Nas minhas andanças de camelô literário tenho conhecido pessoalmente alguns escritores, sob o álibi das mesas-redondas de feiras do livro e eventos culturais. É um contato que prezo muito, especialmente por ter passado a vida longe do eixo Rio-São Paulo. Tanto pior se somos curitibanos, com a maldita fama de distantes e arredios. Nos meus anos de formação, esmagado pela estranha timidez deste, digamos, extrovertido que vos fala, sempre me faltou a necessária cara de pau para tomar a iniciativa de bater na porta dos colegas com um livro na mão.

Lembro de um momento de epifania que me marcou para sempre. Em 1989, com o romance Juliano Pavollini recém-lançado, me enchi de coragem, saí de casa e andei as quatro quadras que ainda hoje me separam da célebre esquina da Ubaldino onde vive o Vampiro de Curitiba. Queria entregar um exemplar autografado a Dalton Trevisan, com quem, por acaso, conversei apenas três ou quatro vezes na vida, nunca além de dois minutos por encontro. A casa, como sempre, estava mais que fechada, lacrada – uma janela emparedada, outras cerradas com venezianas e cortinas, e diante da velha grade do portão a breve varanda tinha um ar igualmente abandonado, folhas secas no chão. O céu era cinza. Sem campainha visível, bati palmas, uma, duas, três vezes. Silêncio.

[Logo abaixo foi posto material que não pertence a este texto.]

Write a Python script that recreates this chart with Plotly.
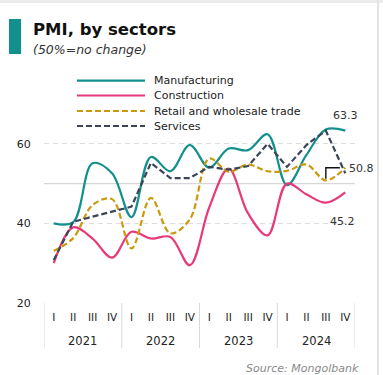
import plotly.graph_objects as go

# Quarterly PMI readings by sector, 2021 Q1 - 2024 Q4
quarters = ["I", "II", "III", "IV"] * 4
years = ["2021", "2022", "2023", "2024"]

manufacturing = [40.0, 40.3, 55.1, 52.6, 41.6, 56.7, 53.1, 59.7,
                 54.0, 58.8, 58.4, 62.4, 49.6, 57.2, 63.6, 63.3]
construction = [30.0, 39.0, 36.2, 31.4, 37.9, 36.2, 36.6, 29.5,
                44.0, 53.8, 42.5, 37.0, 50.0, 47.3, 45.2, 47.8]
retail = [33.1, 36.3, 44.6, 46.1, 33.7, 46.4, 37.5, 41.0,
          56.3, 53.0, 54.8, 53.1, 53.2, 54.8, 50.8, 54.0]
services = [30.8, 40.4, 41.7, 43.0, 44.2, 55.2, 51.4, 51.4,
            54.2, 53.5, 54.4, 60.0, 54.2, 59.7, 63.3, 52.6]

series_names = ["Manufacturing", "Construction",
                "Retail and wholesale trade", "Services"]
series_values = [manufacturing, construction, retail, services]

styles = {
    "Manufacturing": dict(color="#12908e", dash="solid", shape="spline"),
    "Construction": dict(color="#e8397a", dash="solid", shape="spline"),
    "Retail and wholesale trade": dict(color="#c99a0e", dash="6px,3px", shape="spline"),
    "Services": dict(color="#3b4558", dash="6px,3px", shape="linear"),
}

FONT = "DejaVu Sans"
x = list(range(len(quarters)))

fig = go.Figure()
for name, vals in zip(series_names, series_values):
    st = styles[name]
    fig.add_trace(go.Scatter(
        x=x, y=vals, mode="lines", name=name,
        line=dict(color=st["color"], width=2.2, dash=st["dash"],
                  shape=st["shape"], smoothing=1.0),
        showlegend=False, hoverinfo="skip",
    ))

# Pixel helpers for the plot frame (l=44, t=104, w=311, h=199)
def px_x(p):
    return (p - 44) / 311.0

def px_y(p):
    return (303 - p) / 199.0

shapes = []
annotations = []

# Frame decorations: top band, right rule, title marker
shapes.append(dict(type="rect", xref="paper", yref="paper",
                   x0=px_x(0), x1=px_x(383), y0=px_y(3), y1=px_y(0),
                   fillcolor="#ebebeb", line=dict(width=0), layer="below"))
shapes.append(dict(type="line", xref="paper", yref="paper",
                   x0=px_x(378), x1=px_x(378), y0=px_y(375), y1=px_y(0),
                   line=dict(color="#e3e3e3", width=2)))
shapes.append(dict(type="rect", xref="paper", yref="paper",
                   x0=px_x(9), x1=px_x(21), y0=px_y(54), y1=px_y(19),
                   fillcolor="#12908e", line=dict(width=0)))

annotations.append(dict(text="<b>PMI, by sectors</b>", xref="paper", yref="paper",
                        x=px_x(31), y=px_y(30), xanchor="left", yanchor="middle",
                        showarrow=False, font=dict(family=FONT, size=16.5, color="#111")))
annotations.append(dict(text="<i>(50%=no change)</i>", xref="paper", yref="paper",
                        x=px_x(31), y=px_y(49), xanchor="left", yanchor="middle",
                        showarrow=False, font=dict(family=FONT, size=12.5, color="#333")))

# Legend drawn as line samples with labels
legend_rows = [80.7, 95.5, 111, 126]
for name, row in zip(series_names, legend_rows):
    st = styles[name]
    shapes.append(dict(type="line", xref="paper", yref="paper",
                       x0=px_x(77), x1=px_x(145), y0=px_y(row), y1=px_y(row),
                       line=dict(color=st["color"], width=2.2, dash=st["dash"])))
    annotations.append(dict(text=name, xref="paper", yref="paper",
                            x=px_x(152), y=px_y(row), xanchor="left", yanchor="middle",
                            showarrow=False, font=dict(family=FONT, size=11, color="#222")))

# 50% reference line (solid)
shapes.append(dict(type="line", xref="paper", yref="y", x0=0, x1=1, y0=50, y1=50,
                   line=dict(color="#d6d6d6", width=1.2), layer="below"))

# Year separators below the axis
for b in [-0.5, 3.5, 7.5, 11.5, 15.5]:
    shapes.append(dict(type="line", xref="x", yref="paper", x0=b, x1=b,
                       y0=0, y1=px_y(348), line=dict(color="#d9d9d9", width=1)))
for i, yr in enumerate(years):
    annotations.append(dict(text=yr, xref="x", yref="paper", x=4 * i + 1.5, y=px_y(341),
                            xanchor="center", yanchor="middle", showarrow=False,
                            font=dict(family=FONT, size=11.5, color="#222")))

# Value call-outs for the latest readings
annotations.append(dict(text=f"{manufacturing[15]}", xref="x", yref="y",
                        x=15, y=manufacturing[15], yshift=15, xanchor="center",
                        yanchor="middle", showarrow=False,
                        font=dict(family=FONT, size=11, color="#333")))
annotations.append(dict(text=f"{construction[14]}", xref="x", yref="y",
                        x=14.85, y=construction[14], yshift=-19, xanchor="center",
                        yanchor="middle", showarrow=False,
                        font=dict(family=FONT, size=11, color="#333")))
annotations.append(dict(text=f"{retail[14]}", xref="x", yref="y",
                        x=15, y=retail[14], xshift=2, yshift=12, xanchor="left",
                        yanchor="middle", showarrow=False,
                        font=dict(family=FONT, size=11, color="#333")))
shapes.append(dict(type="path", xref="x", yref="y",
                   path=f"M 14,{retail[14] + 0.4} L 14,{retail[14] + 3.2} L 14.72,{retail[14] + 3.2}",
                   line=dict(color="#111", width=1.4)))

annotations.append(dict(text="<i>Source: Mongolbank</i>", xref="paper", yref="paper",
                        x=px_x(361), y=px_y(368), xanchor="right", yanchor="middle",
                        showarrow=False, font=dict(family=FONT, size=11, color="#8a8a8a")))

fig.update_layout(
    width=383, height=375,
    margin=dict(l=44, r=28, t=104, b=72, pad=0),
    paper_bgcolor="white", plot_bgcolor="white",
    shapes=shapes, annotations=annotations,
    showlegend=False,
    font=dict(family=FONT, size=11, color="#222"),
)
fig.update_xaxes(range=[-0.5, 15.5], tickvals=x, ticktext=quarters,
                 showgrid=False, zeroline=False, showline=False,
                 ticks="outside", ticklen=4, tickcolor="rgba(0,0,0,0)",
                 tickfont=dict(family=FONT, size=10.5, color="#222"), fixedrange=True)
fig.update_yaxes(range=[20, 70], tickvals=[20, 40, 60],
                 showgrid=True, gridcolor="#dcdcdc", griddash="5px,4px", gridwidth=1,
                 zeroline=False, showline=False,
                 ticks="outside", ticklen=10, tickcolor="rgba(0,0,0,0)",
                 tickfont=dict(family=FONT, size=11, color="#222"), fixedrange=True)

fig.write_html("out.html")
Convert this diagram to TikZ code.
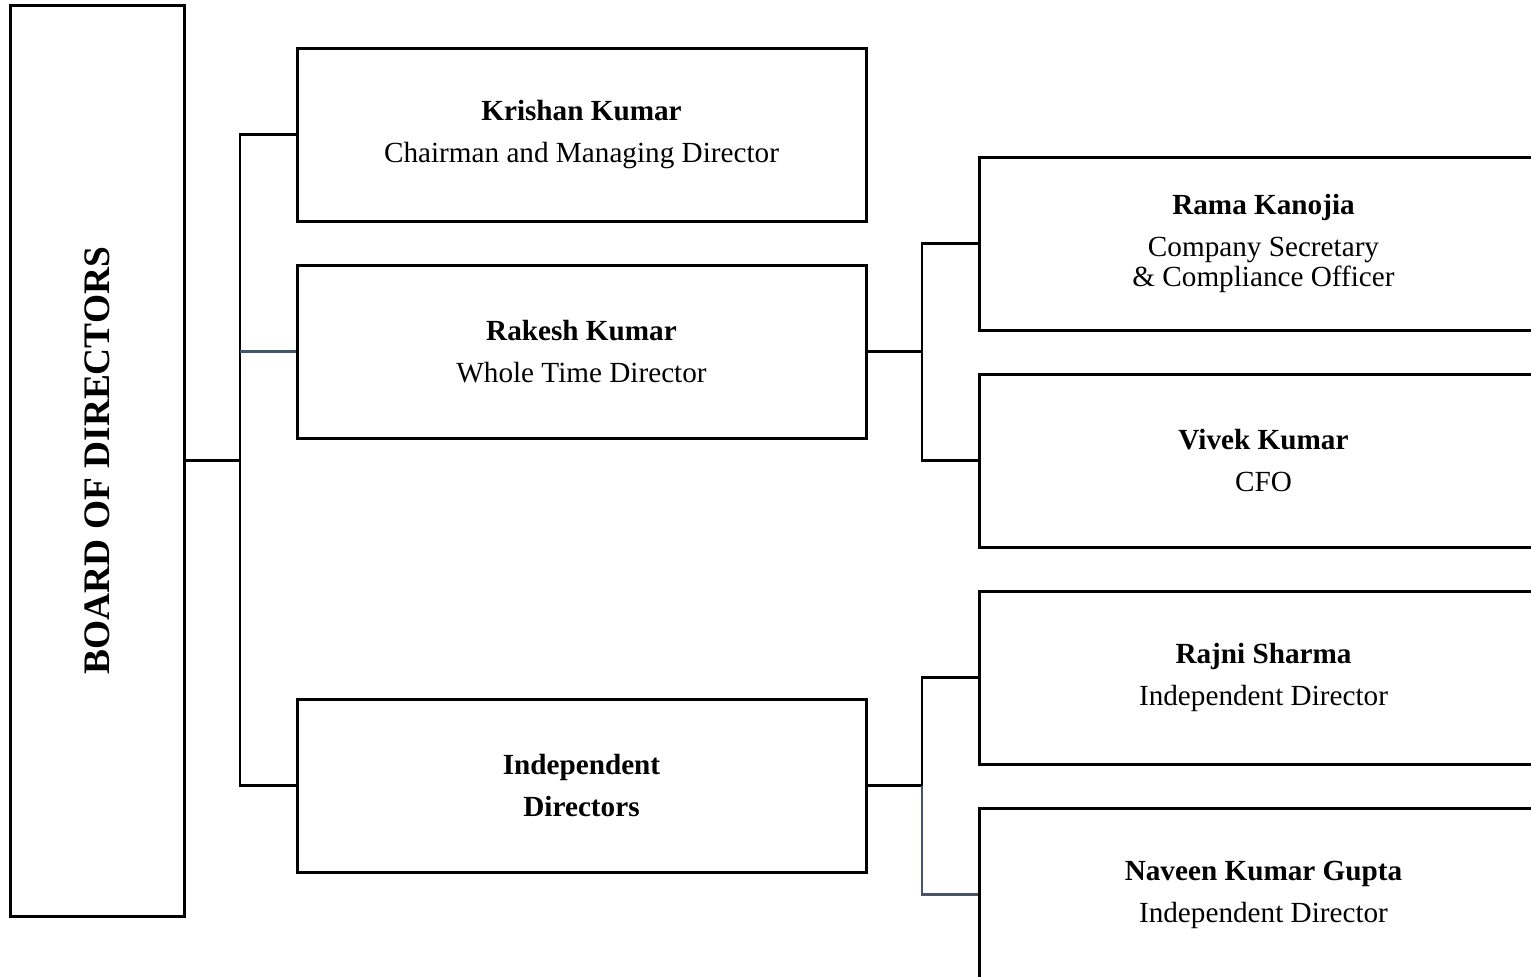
\documentclass[tikz,border=0pt]{standalone}
\usepackage{fontspec}
\setmainfont{Liberation Serif}
\usepackage{tikz}
\usetikzlibrary{positioning}
\definecolor{slate}{HTML}{44546A}
\tikzstyle{member} = [draw=black, line width=1.5pt, minimum width=284.5pt, minimum height=86.5pt, align=center, inner sep=0pt, font={\fontsize{14.6}{15}\selectfont}]
\tikzstyle{link}   = [line width=1.3pt]
\newcommand{\who}[2]{\textbf{#1}\\[6pt]#2}

\begin{document}
\begin{tikzpicture}[x=0.5pt,y=-0.5pt]
        \path[use as bounding box, clip] (0,0) rectangle (1531,976);

        % board (rotated, so its south anchor faces right)
        \node[draw=black, line width=1.5pt, rotate=90, minimum width=455.5pt, minimum height=87pt, inner sep=0pt, font={\fontsize{18.7}{20}\selectfont\bfseries}] (board) at (97,460.5) {BOARD OF DIRECTORS};

        \node[member] (krishan) at (581.5,134.5) {\who{Krishan Kumar}{Chairman and Managing Director}};
        \node[member] (rakesh)  at (581.5,351.5) {\who{Rakesh Kumar}{Whole Time Director}};
        \node[member] (indep)   at (581.5,785.5) {\textbf{Independent}\\[6pt]\textbf{Directors}};

        \node[member] (rama)   at (1263.5,243.5) {\who{Rama Kanojia}{Company Secretary\\ \& Compliance Officer}};
        \node[member] (vivek)  at (1263.5,460.5) {\who{Vivek Kumar}{CFO}};
        \node[member] (rajni)  at (1263.5,677.5) {\who{Rajni Sharma}{Independent Director}};
        \node[member] (naveen) at (1263.5,894.5) {\who{Naveen Kumar Gupta}{Independent Director}};

        \coordinate (busL) at (240,460.5);
        \coordinate (busR) at (922,351.5);
        \coordinate (busI) at (922,785.5);

        \draw[link] (board.south) -- (busL);
        \draw[link] (busL) |- (krishan.west);
        \draw[link] (busL) |- (indep.west);
        \draw[link, slate] (busL |- rakesh.west) -- (rakesh.west);

        \draw[link] (rakesh.east) -- (busR);
        \draw[link] (busR) |- (rama.west);
        \draw[link] (busR) |- (vivek.west);

        \draw[link] (indep.east) -- (busI);
        \draw[link] (busI) |- (rajni.west);
        \draw[link, slate] (busI) |- (naveen.west);
    \end{tikzpicture}
\end{document}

Pensei em arremessar pelo vão da grade o envelope com a minha oferta, deixando-o no chão diante da porta. De madrugada, certamente ela se abriria com um rangido enferrujado e um braço magro recolheria rapidamente o objeto. Súbito, o sentimento epifânico: com um calor de vergonha queimando o rosto, me perguntei: Afinal, o que eu estou fazendo aqui, ridículo, com esse livro na mão? Sem olhar para trás, voltei para casa, e minha decisão tornou-se uma espécie de norte, que, oculto no último estrato da alma, é uma marca da cidade: deixar os outros em paz, e, sem ser convidado, nunca aporrinhar ninguém.

É incrível, mas, em pessoa, escritores são apenas pessoas, se me permitem a tautologia. A eventual convivência se dá menos por avaliações estéticas e mais por simpatia e afinidades de temperamento, como acontece com todo mundo. Conversam mais pela escolha da cerveja que pela paixão por Musil. Assim, linha a linha, mantemos com os escritores que admiramos muito mais conversas imaginárias do que reais – narradores, os que de fato falam no texto, não ocupam lugar no espaço. São seres misteriosamente imateriais.

Lembrei dessa anedota pessoal ao sentir que gostaria de ter conhecido João Ubaldo Ribeiro. Jamais o encontrei, mas, lendo sua obra, tenho a impressão recorrente de que havia trocado com ele conversas imaginárias, discutido o Brasil, a literatura e a vida. Seu Viva o povo brasileiro é o último grande romance brasileiro do século 20, fechando um ciclo em que a nossa literatura queria conversar com o país e ainda lutava por entendê-lo.